The foreword to this book of poems was written by the Venezuelan Ambassador to Japan, J. M. Pérez Morales. In fact, what is most curious to me is that the book I have was from the embassy library ... don't go after me with the excommunication order for stealing books, I really didn't! I think the book was disincorporated or something similar, and then it passed through several hands until it came to me.

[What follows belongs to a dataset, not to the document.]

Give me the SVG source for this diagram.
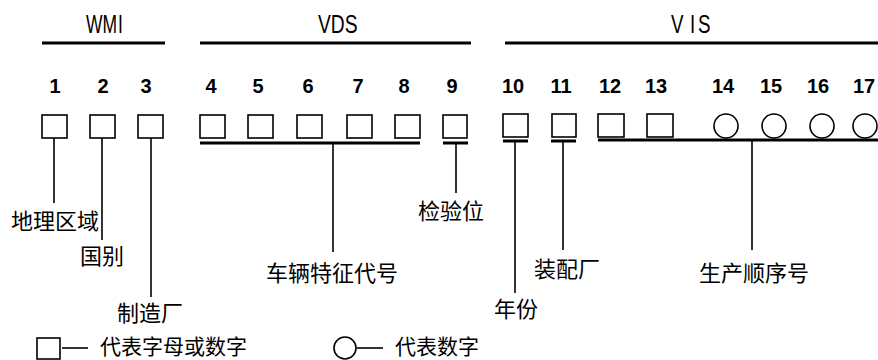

I have, to some extent, some affinity with some traits of Eastern cultures, there are several things that I like and in recent times I dusted off a few of them. I thought about checking if the book was available to share, but I only found fragments online, hence the idea of digitizing it and applying OCR to it to share it as it is in print, in both languages. Later on a suggestion from a reader, I decided to translate it into English, even if it is just to give an idea of what the beautiful poems in this book want to express.